Но ожидания его были напрасны. С Хосефой доктор был еще более откровенен, или, лучше сказать, жесток, нежели с доньей Росой. Одним ударом отнял он у старой женщины последнюю надежду, объявив ей напрямик, без всяких туманных и ученых словечек, что положение ее дочери безнадежно. Это известие сразило Хосефу, чьи душевные и физические силы давно уже были подточены и летами, и житейскими невзгодами, и трудом, и отчаянием, которое она испытывала, видя, что внучка ее идет по стопам своей несчастной матери. Говоря ее собственными словами, она уже пронесла до конца свой тяжкий крест и теперь стояла на вершине Голгофы, готовясь протерпеть последнее: крестную муку, смерть, которая милосердно оборвет ее дни — эту цепь бесконечных лишений и жертв, освободит ее от бремени существования, слишком долго приносившего ей одни горести.
Сенья Хосефа уже не могла оправиться от удара, нанесенного ей доктором.
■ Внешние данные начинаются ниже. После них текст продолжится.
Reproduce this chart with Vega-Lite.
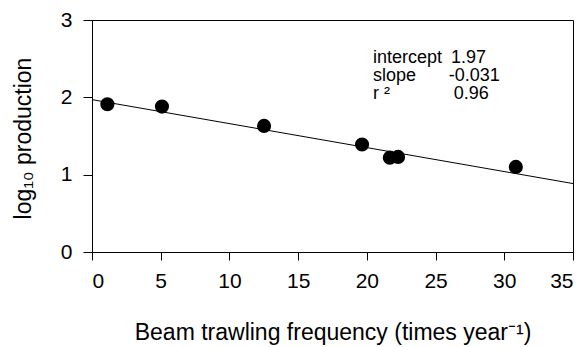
{
  "$schema": "https://vega.github.io/schema/vega-lite/v6.json",
  "autosize": {"type": "none"},
  "padding": {"left": 92, "top": 20, "right": 14, "bottom": 95},
  "width": 481,
  "height": 232,
  "background": "white",
  "config": {
    "font": "Liberation Sans",
    "view": {"stroke": "black", "strokeWidth": 1},
    "axis": {
      "domainColor": "black",
      "tickColor": "black",
      "labelColor": "black",
      "titleColor": "black",
      "grid": false,
      "labelFont": "Liberation Sans",
      "titleFont": "Liberation Sans",
      "titleFontWeight": "normal",
      "labelOverlap": false
    }
  },
  "datasets": {
    "points": [
      {"freq": 1.12, "prod": 1.91},
      {"freq": 5.09, "prod": 1.88},
      {"freq": 12.52, "prod": 1.63},
      {"freq": 19.65, "prod": 1.39},
      {"freq": 21.67, "prod": 1.22},
      {"freq": 22.27, "prod": 1.23},
      {"freq": 30.84, "prod": 1.10}
    ],
    "fit": [
      {"freq": 0, "prod": 1.97},
      {"freq": 35, "prod": 0.885}
    ],
    "labels": [
      {"x": 20.45, "y": 2.448, "t": "intercept"},
      {"x": 20.45, "y": 2.211, "t": "slope"},
      {"x": 20.45, "y": 1.975, "t": "r ²"},
      {"x": 26.12, "y": 2.448, "t": "1.97"},
      {"x": 25.96, "y": 2.211, "t": "-0.031"},
      {"x": 26.32, "y": 1.975, "t": "0.96"}
    ]
  },
  "layer": [
    {
      "data": {"name": "fit"},
      "mark": {"type": "line", "color": "black", "strokeWidth": 1},
      "encoding": {
        "x": {
          "field": "freq",
          "type": "quantitative",
          "scale": {"domain": [0, 35], "nice": false},
          "axis": {
            "values": [0, 5, 10, 15, 20, 25, 30, 35],
            "format": "d",
            "tickSize": 8,
            "labelPadding": 10,
            "labelFontSize": 21,
            "title": "Beam trawling frequency (times year⁻¹)",
            "titleFontSize": 23,
            "titleBaseline": "alphabetic",
            "titleAnchor": "middle",
            "titleY": 87
          }
        },
        "y": {
          "field": "prod",
          "type": "quantitative",
          "scale": {"domain": [0, 3], "nice": false},
          "axis": {
            "values": [0, 1, 2, 3],
            "format": "d",
            "tickSize": 9,
            "labelPadding": 11,
            "labelFontSize": 21,
            "title": "log₁₀ production",
            "titleFontSize": 23,
            "titleAngle": 270,
            "titleBaseline": "middle",
            "titleAlign": "center",
            "titleX": -69,
            "titleY": 118
          }
        }
      }
    },
    {
      "data": {"name": "points"},
      "mark": {"type": "circle", "color": "black", "opacity": 1, "size": 200},
      "encoding": {
        "x": {"field": "freq", "type": "quantitative"},
        "y": {"field": "prod", "type": "quantitative"}
      }
    },
    {
      "data": {"name": "labels"},
      "mark": {"type": "text", "align": "left", "baseline": "alphabetic", "fontSize": 18, "color": "black", "font": "Liberation Sans"},
      "encoding": {
        "x": {"field": "x", "type": "quantitative"},
        "y": {"field": "y", "type": "quantitative"},
        "text": {"field": "t"}
      }
    }
  ]
}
Когда иссякли первые слезы и пароксизм отчаяния миновал, она с удвоенным усердием обратилась к вере, к молитве, стала чуть ли не каждый день ходить к исповеди и причащаться, умерщвляя свою плоть непрерывным постом, пока наконец не впала в то состояние умственной и физической апатии и безразличия к делам земной жизни, которое почти граничит со слабоумием. Казалось, внезапно погас таинственный огонь, что всю жизнь, с самых ранних лет, жарко горел в ее сердце и наполнял ее душу бодростью и энергией. Она сделалась неразговорчивой, замкнутой, перестала заботиться о внучке и целиком отдалась своей набожности, которая постепенно стала как бы ее второй натурой, вылившись в ряд автоматических, бессознательных действий. Одним словом, жизнь с этих пор превратилась для нее поистине в сон, и она с каждым днем все глубже и глубже погружалась в духовную летаргию.
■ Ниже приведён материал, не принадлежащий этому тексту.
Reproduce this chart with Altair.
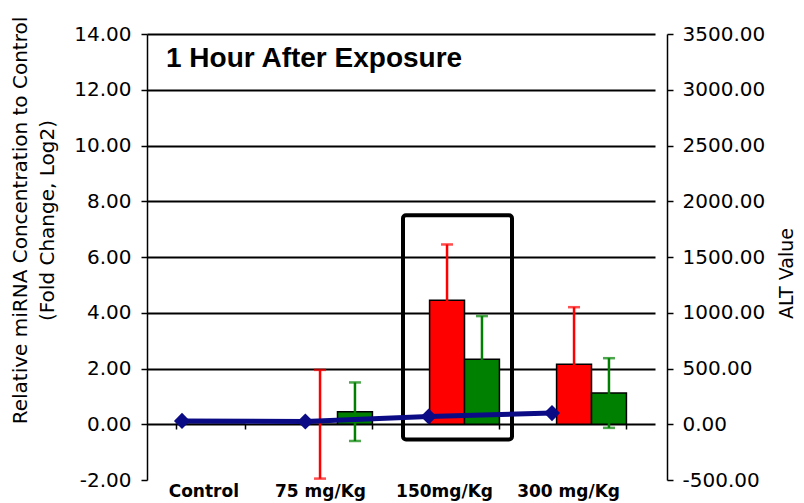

Столь резкая и к тому же внезапная перемена не ускользнула от внимания Сесилии, которая теперь вольна была делать все, что ей заблагорассудится, и могла безоглядно отдаться своей страсти. Однако очень скоро внучка стала относиться к Хосефе с большей заботливостью и сочувствием. Она вдруг поняла, что бабушка ее, на вид вполне, казалось бы, здоровая, может внезапно умереть, и мысль эта сильно напугала Сесилию, заставив ее подумать о своем будущем. Ведь она совсем скоро могла остаться одна — одна на всем белом свете, без родных, без верных друзей, безо всякой опоры и защиты; и с горячим усердием принялась она заботиться о своей бабке. Никогда за всю свою жизнь не выказывала она ей столько любви и внимании. Но и нежность ее, и неустанное попечение, и ласковые слова пропадали втуне, не встречая должного отклика у Хосефы, лишь иногда отвечавшей внучке холодной улыбкой, от которой Сесилии делалось страшно, потому что, как ей казалось, улыбка эта говорила о преждевременном старческом одряхлении, возможно даже о душевной болезни. А между тем Хосефа не утратила способности чувствовать, и внучке не раз случалось замечать следы слез на бабушкиных щеках. Как бы там ни было, но в том состоянии, в каком сенья Хосефа находилась со времени своего последнего разговора с сеньором Монтесом де Ока, она едва ли думала о встрече с доном Кандидо и о деле, почти совершенно изгладившемся теперь из ее памяти.